Sketch for a thesis (no grade, discussion only)
Doubt-Desire in the Technological Age
John Hawkins
Fall 1985, RPI
‘Since Copernicus,` Nietzsche wrote in 1887, ‘man rolls from the center into “x.” Few of Nietzsche’s contemporaries had the scope to comprehend the full significance of this declaration, just as there were few ears that would listen and comprehend the meaning of Nietzsche’s Madman declaring “God is dead” in the marketplace of 19th century consciousness. Laughed at, the Madman would cry, “I’ve come too soon,” before making
his hasty and melancholy retreat back into the depths of unconsciousness. But today, nearly a century later, we feel the full profundity of the Madman’s words and are becoming at least partially cognizant of their meaning.

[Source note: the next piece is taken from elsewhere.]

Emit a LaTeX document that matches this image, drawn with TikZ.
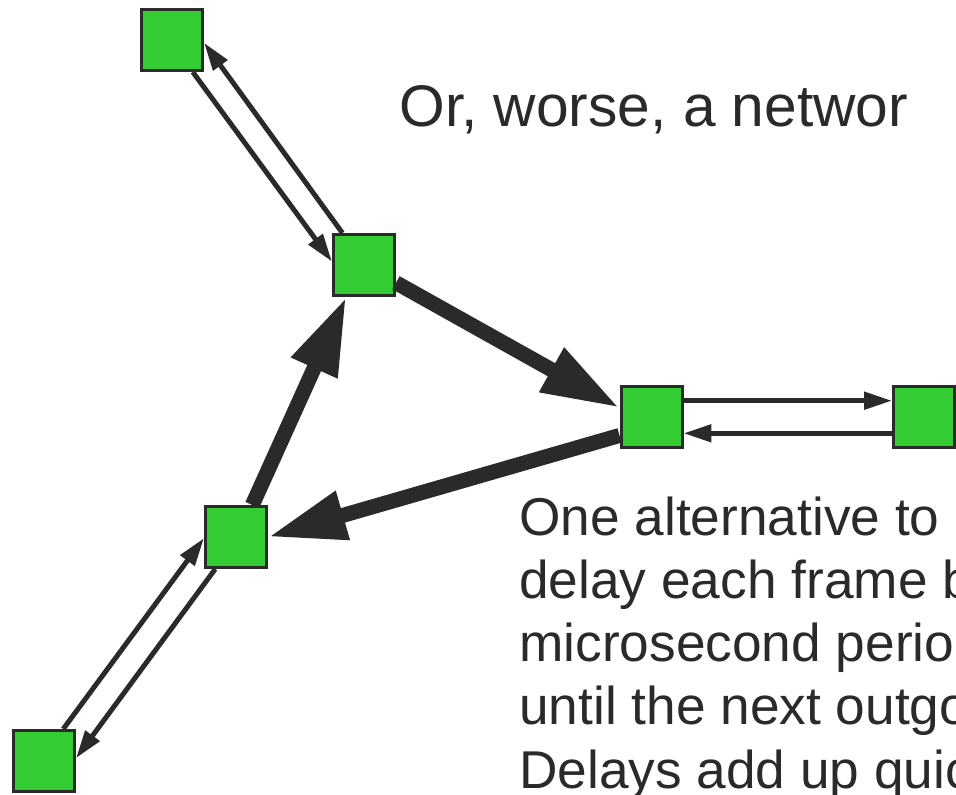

Today only the half-conscious Fool or the “civilized barbarian” (ie,technocrat) chooses to ignore the depth’s of the world’s turmoil. We seem to have finally arrived at a place in history that is diametrically opposed in spirit to the long~idealized Golden-Age, in which the basic human doubt-desire dialectic was resolved in the centrifugal force, the
outward-projecting movement of Golden Age consciousness: the conflicts arising out of man’s relationship to nature were expressed as a constellation of anthropomorphic symbols which gave his life meaning. But in this our reductive Technological Age the doubt-desire dialectic is resolved or, rather, it is dissolved in the centripetal movement of an overly rationalized, overly explained natural world that no longer provides man with meaning because it no longer needs to be doubted.